Who came up with this brilliant idea? Oh, let’s have a hundred Republican debates in the primaries of 2012. We’ll start, like, four or five months early, assemble a cast of a dozen or more Republican wannabes and have them really go at each other.
So, we are still in the “debate season”. There is another one tonight, Thursday, 1.26.12, and the candidate count is down to four. Two actual, threatening candidates, one “family values/religion first” candidate and one pretender who has about as much chance of getting the Republican nomination as waking up at Tranquility Base on the moon next week.
To the Republicans, the idea of all these debates must have seemed wonderful. Their candidates would get showcased, the cost of running campaigns might go down and the debates would set the winner up for the fall campaign. Be careful what you wish for. The debates have been something of a disaster for the Republicans, showing the weaknesses of weak, pretender candidates who were not ready for prime time. The debates have also highlighted, as did South Carolina, how far out a candidate has to go to get Republican support this year, something that might not help in the fall. Some slip-ups are always expected, but this has been a tsunami. The only thing we were missing was Sarah Palin with one of her wind up pitches and complaints about the lame-stream media. (“They just don’t get it, do they?”)
Here’s a question and an important one: why are these debates being televised nationwide? Where is the interest? Of course, the answer is well known. The “campaign/media complex” needs these debates, even if we don’t. We’ve got half a dozen cable “news” channels now and they need content. Content with some minimal drama thrown in is irresistible, particularly if the aura of public service hovers in the background. (I don’t know about you, but I love that hovering aura.)
The result of all these debates is that the Republicans who want to replace Obama have gotten about ten times as much national airtime as the sitting president. The Republican debates have, to a degree, represented a premature end to the Obama presidency, one that cannot be overcome with a single speech to Congress.
Many years ago during the Kennedy administration, Charles DeGaul recognized television as a vital part of modern government when he came to the United States and was surprised that the government did not control television. “How can you govern without television?”, was the quote attributed to him. Much latter, French PM Francois Mitterrand also came to visit and headed straight to the CNN complex in Atlanta to see how it was all done. Television is one of the perquisites of power, one that is attached to the White House like a giant umbilical cord. The endless debates send a message: this guy’s time in the White House is tightly measured. Why do you even want to listen to him?

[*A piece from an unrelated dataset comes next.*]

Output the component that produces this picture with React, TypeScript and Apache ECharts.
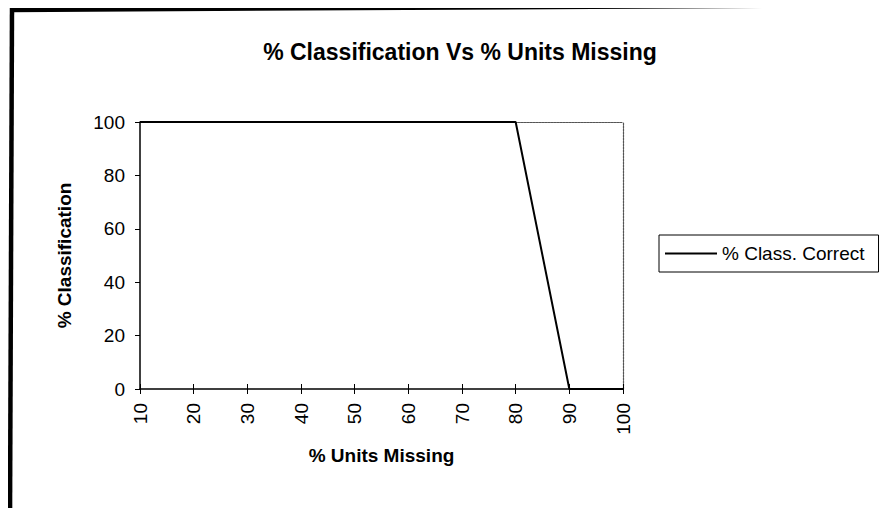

But what is not good for Obama is not necessary great for the Republicans. Thanks to the ready meanness of Newt Gingrich and the participation of marginal candidates, the debates seem to be doing more to defeat the Republicans than any effort by the Democrats. Though they might not have the last laugh, the political pros in Washington have been sitting back shaking their heads in wonderment over what the Republicans are doing to themselves. The most outrageous has been Republicans attacking Republicans over the excesses of capitalism. Wait! I thought there could be no excesses. Wasn’t that the Republican message heretofore?
The television networks and cable news channels will want to make all of this into a new American tradition, debates from shore to shore, from sea to polluted sea. I say: no. Please don’t do this again. Think about it. A debate that would be entirely appropriate to Florida this week is not helping the nation. Unless the debate train is stopped, we might never elect a president again who hasn’t been muddied, bloodied and half ruined before the game even starts. Some people are already wondering when the Romney administration is going to finally come to an end. And, is the primary season really this long?